§ **AVAILABLE DATA**:
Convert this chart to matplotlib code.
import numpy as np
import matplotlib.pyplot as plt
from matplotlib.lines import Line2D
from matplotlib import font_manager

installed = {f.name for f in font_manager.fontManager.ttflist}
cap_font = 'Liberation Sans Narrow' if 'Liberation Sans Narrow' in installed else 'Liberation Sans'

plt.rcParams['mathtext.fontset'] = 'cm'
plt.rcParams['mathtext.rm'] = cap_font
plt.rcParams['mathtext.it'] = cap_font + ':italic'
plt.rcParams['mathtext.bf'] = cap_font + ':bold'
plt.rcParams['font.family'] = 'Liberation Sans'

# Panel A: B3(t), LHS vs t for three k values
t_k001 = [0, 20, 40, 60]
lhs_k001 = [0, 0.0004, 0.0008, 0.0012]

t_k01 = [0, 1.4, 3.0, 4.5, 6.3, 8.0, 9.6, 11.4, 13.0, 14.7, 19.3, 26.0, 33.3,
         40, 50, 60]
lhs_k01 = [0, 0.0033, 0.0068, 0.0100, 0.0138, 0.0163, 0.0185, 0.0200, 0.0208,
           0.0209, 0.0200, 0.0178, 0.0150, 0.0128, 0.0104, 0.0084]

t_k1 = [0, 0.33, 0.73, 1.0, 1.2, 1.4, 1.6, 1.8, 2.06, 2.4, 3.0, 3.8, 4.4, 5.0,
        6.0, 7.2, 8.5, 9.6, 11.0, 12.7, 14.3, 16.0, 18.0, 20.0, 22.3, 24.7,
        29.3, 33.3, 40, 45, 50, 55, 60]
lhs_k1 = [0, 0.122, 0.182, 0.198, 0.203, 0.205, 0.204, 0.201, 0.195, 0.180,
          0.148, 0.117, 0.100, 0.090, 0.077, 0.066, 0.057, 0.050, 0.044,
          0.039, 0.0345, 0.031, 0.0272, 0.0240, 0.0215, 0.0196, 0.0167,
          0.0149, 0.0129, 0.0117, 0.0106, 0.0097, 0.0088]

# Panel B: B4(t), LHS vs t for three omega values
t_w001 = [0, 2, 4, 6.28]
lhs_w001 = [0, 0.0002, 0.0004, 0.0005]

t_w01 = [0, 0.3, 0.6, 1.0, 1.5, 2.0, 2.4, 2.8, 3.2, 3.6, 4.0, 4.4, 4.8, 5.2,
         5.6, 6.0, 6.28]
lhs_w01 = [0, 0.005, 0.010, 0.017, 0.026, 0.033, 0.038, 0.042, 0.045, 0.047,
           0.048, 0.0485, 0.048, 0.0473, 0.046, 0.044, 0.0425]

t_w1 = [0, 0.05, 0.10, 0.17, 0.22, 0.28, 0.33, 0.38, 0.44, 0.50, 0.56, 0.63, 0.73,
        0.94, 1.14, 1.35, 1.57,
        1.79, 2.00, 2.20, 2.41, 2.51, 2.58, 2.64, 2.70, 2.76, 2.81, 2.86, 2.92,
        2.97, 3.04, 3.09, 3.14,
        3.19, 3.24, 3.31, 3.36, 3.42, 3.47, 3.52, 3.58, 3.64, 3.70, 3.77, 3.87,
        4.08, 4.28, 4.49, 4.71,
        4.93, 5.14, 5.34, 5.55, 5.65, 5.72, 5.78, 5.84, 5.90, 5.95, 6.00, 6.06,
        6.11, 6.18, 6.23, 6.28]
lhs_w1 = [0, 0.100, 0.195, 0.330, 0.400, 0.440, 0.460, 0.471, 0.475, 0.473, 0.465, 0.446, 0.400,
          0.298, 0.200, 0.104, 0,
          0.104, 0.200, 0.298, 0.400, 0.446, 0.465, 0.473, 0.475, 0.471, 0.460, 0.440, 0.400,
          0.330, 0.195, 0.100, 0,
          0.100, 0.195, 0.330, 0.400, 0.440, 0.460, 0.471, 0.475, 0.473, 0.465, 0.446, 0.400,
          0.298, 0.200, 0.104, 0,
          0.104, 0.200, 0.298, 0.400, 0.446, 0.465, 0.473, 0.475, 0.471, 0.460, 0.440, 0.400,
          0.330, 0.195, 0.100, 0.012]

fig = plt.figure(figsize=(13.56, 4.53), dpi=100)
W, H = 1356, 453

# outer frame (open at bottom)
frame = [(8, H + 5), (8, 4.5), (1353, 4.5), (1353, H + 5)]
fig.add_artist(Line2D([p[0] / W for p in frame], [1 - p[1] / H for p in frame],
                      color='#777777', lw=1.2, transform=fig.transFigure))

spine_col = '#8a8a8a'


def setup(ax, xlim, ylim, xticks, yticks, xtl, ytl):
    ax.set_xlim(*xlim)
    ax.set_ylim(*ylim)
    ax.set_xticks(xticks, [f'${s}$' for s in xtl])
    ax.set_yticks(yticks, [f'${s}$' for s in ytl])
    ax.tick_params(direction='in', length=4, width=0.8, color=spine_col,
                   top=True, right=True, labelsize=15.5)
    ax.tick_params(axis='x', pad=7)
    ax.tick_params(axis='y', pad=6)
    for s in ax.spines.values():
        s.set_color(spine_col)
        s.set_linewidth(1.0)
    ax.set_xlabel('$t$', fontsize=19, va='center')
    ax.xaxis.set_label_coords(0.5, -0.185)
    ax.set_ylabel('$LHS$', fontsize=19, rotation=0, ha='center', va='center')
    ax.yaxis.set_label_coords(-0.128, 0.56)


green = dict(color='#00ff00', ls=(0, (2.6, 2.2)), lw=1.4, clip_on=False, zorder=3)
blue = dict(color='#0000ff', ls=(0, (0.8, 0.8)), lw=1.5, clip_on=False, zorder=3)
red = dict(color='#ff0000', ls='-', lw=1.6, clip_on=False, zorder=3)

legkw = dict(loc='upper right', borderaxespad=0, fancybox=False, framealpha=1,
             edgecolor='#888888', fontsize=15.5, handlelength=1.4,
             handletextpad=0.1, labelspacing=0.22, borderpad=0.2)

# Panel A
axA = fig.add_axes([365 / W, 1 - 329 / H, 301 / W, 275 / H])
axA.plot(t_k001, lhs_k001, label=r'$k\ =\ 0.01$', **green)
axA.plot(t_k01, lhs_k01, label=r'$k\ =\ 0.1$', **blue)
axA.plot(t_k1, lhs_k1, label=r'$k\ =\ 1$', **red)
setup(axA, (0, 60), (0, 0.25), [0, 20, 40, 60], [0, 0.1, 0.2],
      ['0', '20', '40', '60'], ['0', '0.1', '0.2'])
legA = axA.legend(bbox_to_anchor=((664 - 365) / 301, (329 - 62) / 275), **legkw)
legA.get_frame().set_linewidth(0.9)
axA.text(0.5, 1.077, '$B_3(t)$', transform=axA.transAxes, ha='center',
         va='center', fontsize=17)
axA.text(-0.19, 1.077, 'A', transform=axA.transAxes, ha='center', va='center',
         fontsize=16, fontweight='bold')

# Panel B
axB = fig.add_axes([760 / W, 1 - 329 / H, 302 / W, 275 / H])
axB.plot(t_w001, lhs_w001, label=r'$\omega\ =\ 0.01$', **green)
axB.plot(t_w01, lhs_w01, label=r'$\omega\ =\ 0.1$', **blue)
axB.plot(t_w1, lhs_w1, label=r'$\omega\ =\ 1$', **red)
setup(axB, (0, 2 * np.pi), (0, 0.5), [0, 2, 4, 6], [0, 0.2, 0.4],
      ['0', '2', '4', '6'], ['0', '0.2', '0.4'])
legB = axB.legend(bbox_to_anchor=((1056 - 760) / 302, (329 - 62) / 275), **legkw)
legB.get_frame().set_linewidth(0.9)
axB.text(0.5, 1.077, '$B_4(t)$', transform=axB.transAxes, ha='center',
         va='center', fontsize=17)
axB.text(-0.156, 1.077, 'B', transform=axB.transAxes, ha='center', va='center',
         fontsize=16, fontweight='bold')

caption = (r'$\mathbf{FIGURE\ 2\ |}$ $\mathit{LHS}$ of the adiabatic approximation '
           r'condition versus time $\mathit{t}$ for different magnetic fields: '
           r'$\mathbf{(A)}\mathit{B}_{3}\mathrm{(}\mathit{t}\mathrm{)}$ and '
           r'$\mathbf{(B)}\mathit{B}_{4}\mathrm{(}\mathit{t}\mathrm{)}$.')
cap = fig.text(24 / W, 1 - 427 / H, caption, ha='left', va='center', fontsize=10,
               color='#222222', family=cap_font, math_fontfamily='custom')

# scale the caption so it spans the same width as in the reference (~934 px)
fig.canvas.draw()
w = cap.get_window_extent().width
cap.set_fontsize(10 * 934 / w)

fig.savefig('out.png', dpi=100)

§ **WORK INSTRUCTIONS**: Write out, exactly and with nothing else, the lines of the listing above from its first line through the line with "from matplotlib import font_manager".

§ **EXERCISE RESULT**:
Convert this chart to matplotlib code.
import numpy as np
import matplotlib.pyplot as plt
from matplotlib.lines import Line2D
from matplotlib import font_manager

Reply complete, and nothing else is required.